A travers ce récit d'hommes se métamorphosant en champignons monstrueux, le réalisateur de Godzilla dresse un portrait pessimiste de la nature humaine
Entre deux films de science-fiction généreux en monstres géants et en exubérances, King Kong contre Godzilla et Ataragon, Inoshiro Honda marque une rupture de ton surprenante en réalisant Matango, un film pessimiste, oppressant et désenchanté dont la noirceur n’est pas sans évoquer celle du tout premier Godzilla. Comme pour matérialiser cette rupture, Honda joue la carte du contraste abrupt dès les premières minutes de Matango. Après un prélude anxiogène au cours duquel un homme contemple Tokyo depuis la fenêtre de sa chambre, hanté par un souvenir traumatisant, le générique démarre en fanfare sur une musique enjouée évoquant les comédies légères des années 60, tandis qu’à l’écran un yacht fend les eaux bleues estivales. A son bord se trouvent le capitaine Naoyuki, son second Senzô, ainsi que cinq vacanciers japonais en mal d’évasion : le richissime Masafumi Kasai, la chanteuse professionnelle Mami, le romancier Yoshida, le professeur de psychologie Kenji et l’étudiante Akiko. Tous quittent Tokyo pour un séjour placé sous le jour de la détente, et le film prend presque des allures de comédies musicales lorsque Mami se met à pousser la chansonnette en s’accompagnant d’un ukulélé.

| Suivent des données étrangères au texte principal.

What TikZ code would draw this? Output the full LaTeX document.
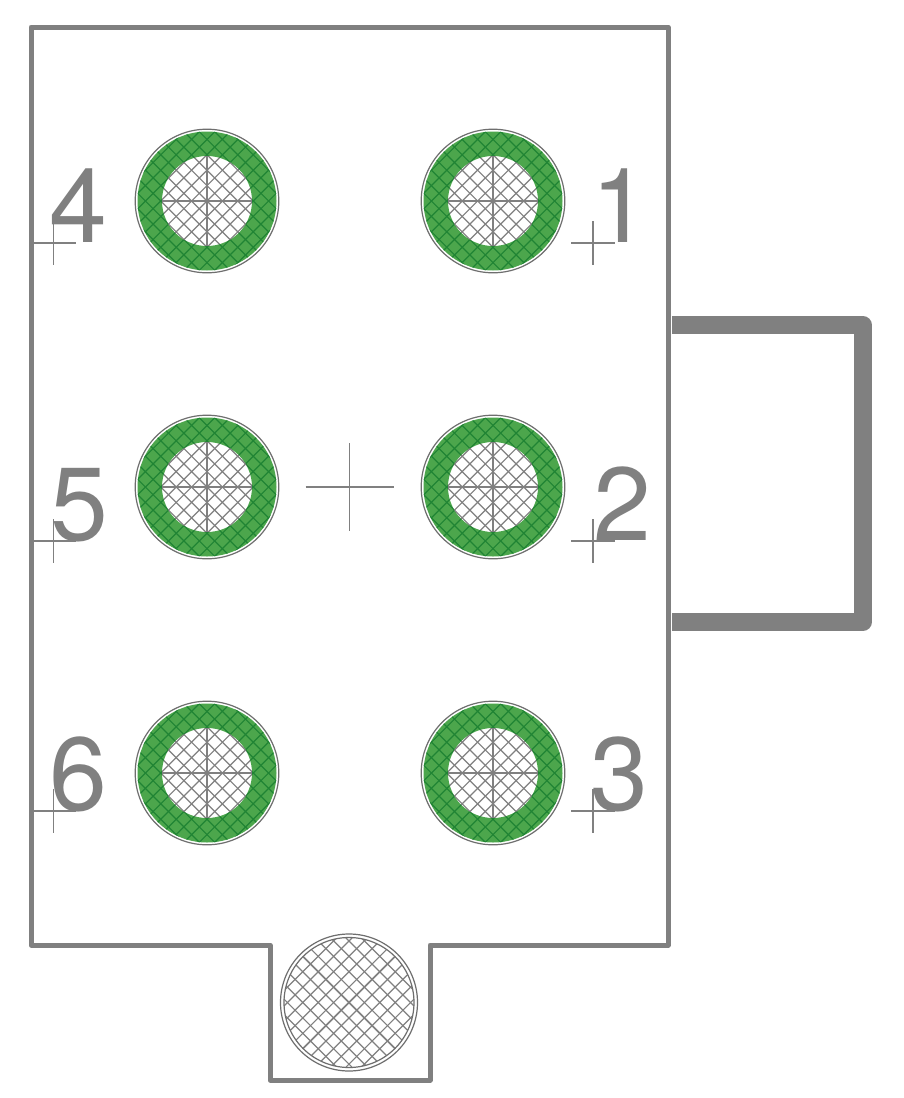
\documentclass[tikz,border=0pt]{standalone}
\usepackage{fontspec}
\setmainfont{TeX Gyre Heros}
\definecolor{gr}{RGB}{128,128,128}
\definecolor{padg}{RGB}{76,166,76}
\definecolor{padd}{RGB}{32,132,52}
\definecolor{thin}{RGB}{110,110,110}
\tikzset{
  x=1pt,y=-1pt,
  outline/.style={draw=gr,line width=5pt,line join=round,line cap=round},
  bump/.style={draw=gr,line width=17.5pt,line join=round},
  fine/.style={draw=thin,line width=1.2pt},
  hair/.style={draw=gr,line width=1.6pt},
  heavy/.style={draw=gr,line width=1.7pt},
  digit/.style={text=gr,font=\fontsize{104}{104}\selectfont,inner sep=0pt,anchor=base west}
}
% hatch around a centre: #1 x, #2 y, #3 half-range, #4 pitch, #5 colour, #6 width
\newcommand{\myhatch}[6]{%
  \foreach \k in {-12,...,12}{
    \draw[draw=#5,line width=#6]
      ({#1+\k*#4-#3},{#2+#3}) -- ({#1+\k*#4+#3},{#2-#3});
    \draw[draw=#5,line width=#6]
      ({#1+\k*#4-#3},{#2-#3}) -- ({#1+\k*#4+#3},{#2+#3});
  }}
\newcommand{\mypad}[2]{%
  \fill[padg,even odd rule] (#1,#2) circle[radius=69.5] (#1,#2) circle[radius=45];
  \begin{scope}[even odd rule]
    \clip (#1,#2) circle[radius=69.5] (#1,#2) circle[radius=45];
    \myhatch{#1}{#2}{75}{15.4}{padd}{1.2pt}
  \end{scope}
  \begin{scope}
    \clip (#1,#2) circle[radius=45];
    \myhatch{#1}{#2}{50}{15.4}{gr}{1.2pt}
  \end{scope}
  \draw[fine] (#1,#2) circle[radius=71.8];
  \draw[hair] (#1-45,#2) -- (#1+45,#2);
  \draw[hair] (#1,#2-45) -- (#1,#2+45);
}
\newcommand{\mycross}[3]{%
  \draw[hair] (#1-#3,#2) -- (#1+#3,#2);
  \draw[hair] (#1,#2-#3) -- (#1,#2+#3);
}
\begin{document}
\begin{tikzpicture}
\useasboundingbox (0,0) rectangle (904,1098);
\fill[white] (0,0) rectangle (904,1098);
% bump
\draw[bump] (672,325) -- (863,325) -- (863,622) -- (672,622);
% outline
\draw[outline] (31,27) -- (668,27) -- (668,945) -- (430,945) -- (430,1080) -- (270,1080) -- (270,945) -- (31,945) -- cycle;
% pads
\mypad{207}{201}
\mypad{493}{201}
\mypad{207}{487}
\mypad{493}{487}
\mypad{207}{773}
\mypad{493}{773}
% centre
\mycross{349.5}{487}{44}
% digits
\node[digit] (d4) at (49.5,242) {4};
\node[digit] (d1) at (591.5,242) {1};
\node[digit] (d5) at (50.5,540) {5};
\node[digit] (d2) at (593,540) {2};
\node[digit] (d6) at (49,810) {6};
\node[digit] (d3) at (590.5,810) {3};
% reference crosses
\mycross{53.5}{243}{22}
\mycross{593}{243}{22}
\mycross{53.5}{541}{22}
\mycross{593}{541}{22}
\mycross{53.5}{811}{22}
\mycross{593}{811}{22}
% mounting hole
\begin{scope}
  \clip (349,1002.5) circle[radius=65];
  \myhatch{349}{1002.5}{70}{15.4}{gr}{1.2pt}
  \draw[heavy] (349-47,1002.5-47) -- (349+47,1002.5+47);
  \draw[heavy] (349-47,1002.5+47) -- (349+47,1002.5-47);
\end{scope}
\draw[fine] (349,1002.5) circle[radius=68.5];
\draw[fine] (349,1002.5) circle[radius=65];
\end{tikzpicture}
\end{document}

Mais ce n’est qu’une accalmie précédant la tempête. L’expression est d’ailleurs à prendre ici au pied de la lettre, puisqu’un violent orage éclate en pleine nuit et endommage sérieusement le beau voilier, provoquant sa lente dérive au milieu de l’océan, jusqu’à une île tropicale enveloppée dans un épais brouillard. A partir de là, le rêve se mue progressivement en cauchemar, Inoshiro Honda construisant une atmosphère poisseuse et lugubre qui ne quittera plus le spectateur jusqu’à la fin du métrage. La maestria du cinéaste nous frappe lors de cette vision sinistrement poétique d’une épave de navire se découpant sur le sable embrumé, vers laquelle se dirigent pesamment les sept naufragés. L’intérieur du bâtiment abandonné, recouvert d’une étrange moisissure, leur sert de refuge. Au fil des jours qui s’égrènent, et de la vaine quête de nourriture sur cette île isolée, le huis clos devient accablant, le vernis craque, la tension sexuelle augmente (deux femmes pour cinq hommes, le déséquilibre est périlleux) et les vraies personnalités affleurent. L’égoïsme et la lâcheté s’avérant prédominants, on peut affirmer sans risque que Matango est une œuvre profondément misanthrope, ou tout du moins très pessimiste quant à la nature humaine.
L'expression primaire des instincts les plus bas
Du coup, le mot exotique qui sert de titre au film – et qui désigne ici un homme perdant son humanité – autorise deux niveaux de lecture. Au premier degré, il s’agit de la lente mutation des naufragés se changeant en champignons humains à l’issue d’une douloureuse métamorphose. Au second, c’est l’expression primaire des instincts les plus bas. De véritables scènes de terreur ponctuent Matango, de l’attaque des « zombies » mi-hommes mi-végétaux envahissant le navire à la forêt de champignons géants qui prend vie pour assaillir les survivants. Bien sûr, derrière cette mutation se cache la peur du péril nucléaire, un traumatisme qu’Inoshiro Honda trimballe depuis ses jeunes années sur le front et qui donna naissance, neuf ans plus tôt, au plus célèbre des monstres nippons.